The White House said 16 prisoners had been freed. Among them is Wall Street Journal reporter Evan Gershkovich. In return, eight Russian prisoners have been released from prisons in the US, Norway, Germany, Poland and Slovenia, including individuals accused of intelligence activities. The children of two of the prisoners also returned to Russia. The swap took place on the runway at Ankara airport earlier on Thursday.
President Joe Biden has confirmed US Marine veteran Paul Whelan, Russian-American journalist Alsu Kurmasheva and Russian-British activist Vladimir Kara-Murza - who has a US green card - are also on their way back to the US.
The deal had been more than 18 months in the making and appears to have hinged on Moscow’s demand for the return of Vadim Krasikov. He was serving a life sentence in Germany for carrying out an assassination in a Berlin park, and is now back in Russia. Senior US administration officials described him as a “bad dude” and said he was “certainly the biggest fish the Russians wanted back”.
Russian President Vladimir Putin and other senior officials, along with a guard of honour, met the returning Russians at Moscow’s Vnukovo airport.

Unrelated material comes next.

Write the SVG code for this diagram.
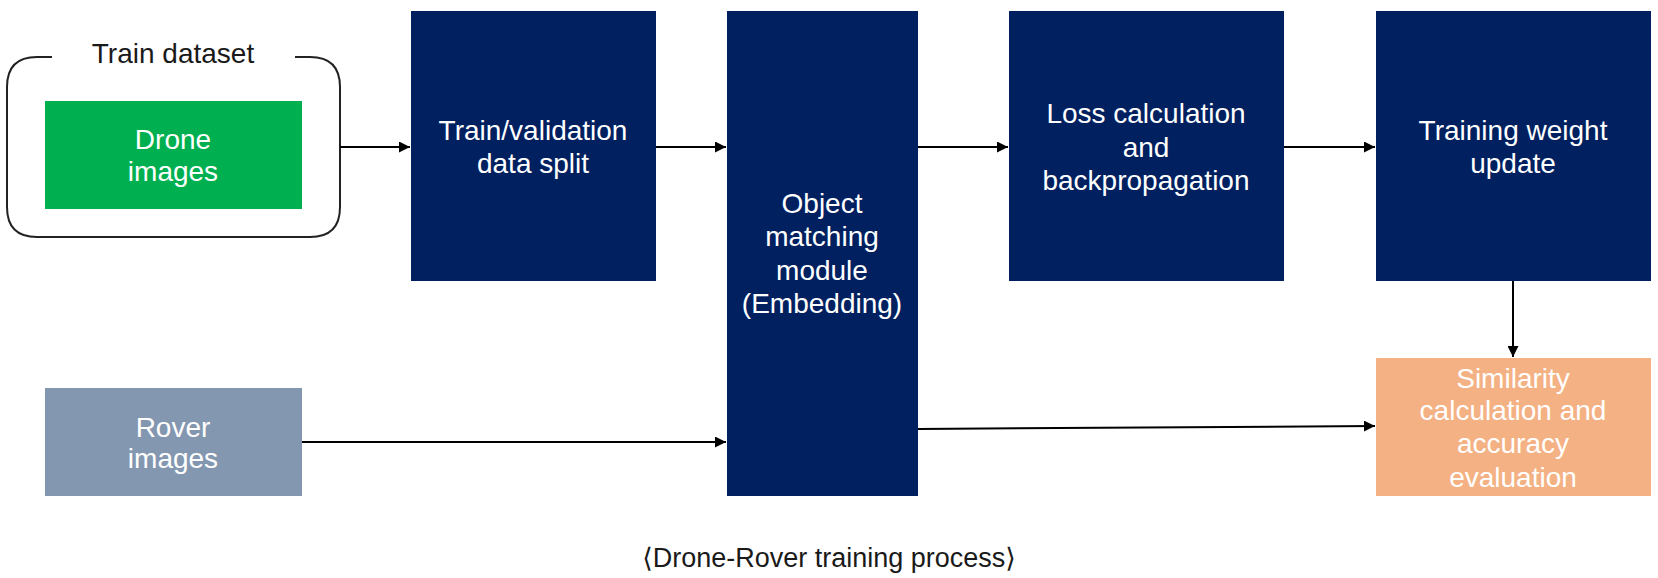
<svg xmlns="http://www.w3.org/2000/svg" width="1658" height="578" viewBox="0 0 1658 578">
<style>
text{font-family:"Liberation Sans","DejaVu Sans",sans-serif;font-size:28px;text-anchor:middle}
.w{fill:#ffffff}
.d{fill:#1a1a1a}
.navy{fill:#002060}
.conn{stroke:#000;stroke-width:2;fill:none;marker-end:url(#ah)}
</style>
<defs>
<marker id="ah" viewBox="0 0 10 10" refX="10" refY="5" markerWidth="11" markerHeight="11" markerUnits="userSpaceOnUse" orient="auto">
<path d="M0,0 L10,5 L0,10 z" fill="#000"/>
</marker>
</defs>
<rect width="1658" height="578" fill="#fff"/>

<g id="train-dataset">
<path d="M52,57 L37,57 Q7,57 7,87 L7,207 Q7,237 37,237 L310,237 Q340,237 340,207 L340,87 Q340,57 310,57 L295,57" fill="none" stroke="#222" stroke-width="2"/>
<text class="d" x="173" y="63">Train dataset</text>
</g>

<g id="drone-images">
<rect x="45" y="101" width="257" height="108" fill="#00b050"/>
<text class="w" x="173" y="149">Drone</text>
<text class="w" x="173" y="181">images</text>
</g>

<g id="split">
<rect class="navy" x="411" y="11" width="245" height="270"/>
<text class="w" x="533" y="140">Train/validation</text>
<text class="w" x="533" y="173">data split</text>
</g>

<g id="object-matching">
<rect class="navy" x="727" y="11" width="191" height="485"/>
<text class="w" x="822" y="213">Object</text>
<text class="w" x="822" y="246">matching</text>
<text class="w" x="822" y="280">module</text>
<text class="w" x="822" y="313">(Embedding)</text>
</g>

<g id="loss">
<rect class="navy" x="1009" y="11" width="275" height="270"/>
<text class="w" x="1146" y="123">Loss calculation</text>
<text class="w" x="1146" y="157">and</text>
<text class="w" x="1146" y="190">backpropagation</text>
</g>

<g id="weight-update">
<rect class="navy" x="1376" y="11" width="275" height="270"/>
<text class="w" x="1513" y="140">Training weight</text>
<text class="w" x="1513" y="173">update</text>
</g>

<g id="rover-images">
<rect x="45" y="388" width="257" height="108" fill="#8497b0"/>
<text class="w" x="173" y="437">Rover</text>
<text class="w" x="173" y="468">images</text>
</g>

<g id="similarity">
<rect x="1376" y="358" width="275" height="138" fill="#f4b183"/>
<text class="w" x="1513" y="388">Similarity</text>
<text class="w" x="1513" y="420">calculation and</text>
<text class="w" x="1513" y="453">accuracy</text>
<text class="w" x="1513" y="487">evaluation</text>
</g>

<g id="connectors">
<line class="conn" x1="340" y1="147" x2="410" y2="147"/>
<line class="conn" x1="656" y1="147" x2="726" y2="147"/>
<line class="conn" x1="918" y1="147" x2="1008" y2="147"/>
<line class="conn" x1="1284" y1="147" x2="1375" y2="147"/>
<line class="conn" x1="1513" y1="281" x2="1513" y2="357"/>
<line class="conn" x1="302" y1="442" x2="726" y2="442"/>
<line class="conn" x1="918" y1="429" x2="1375" y2="426"/>
</g>

<text class="d" x="829" y="567" style="font-size:27px">⟨Drone-Rover training process⟩</text>
</svg>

The view in the White House is that this deal is the most complex exchange in US and Russian history. Mr Biden called it a “feat of diplomacy”, adding that many countries had “joined difficult, complex negotiations at my request and I personally thank them”. He added that those released had been convicted in “show trials” and sentenced to “long prison terms with absolutely no legitimate reason whatsoever”.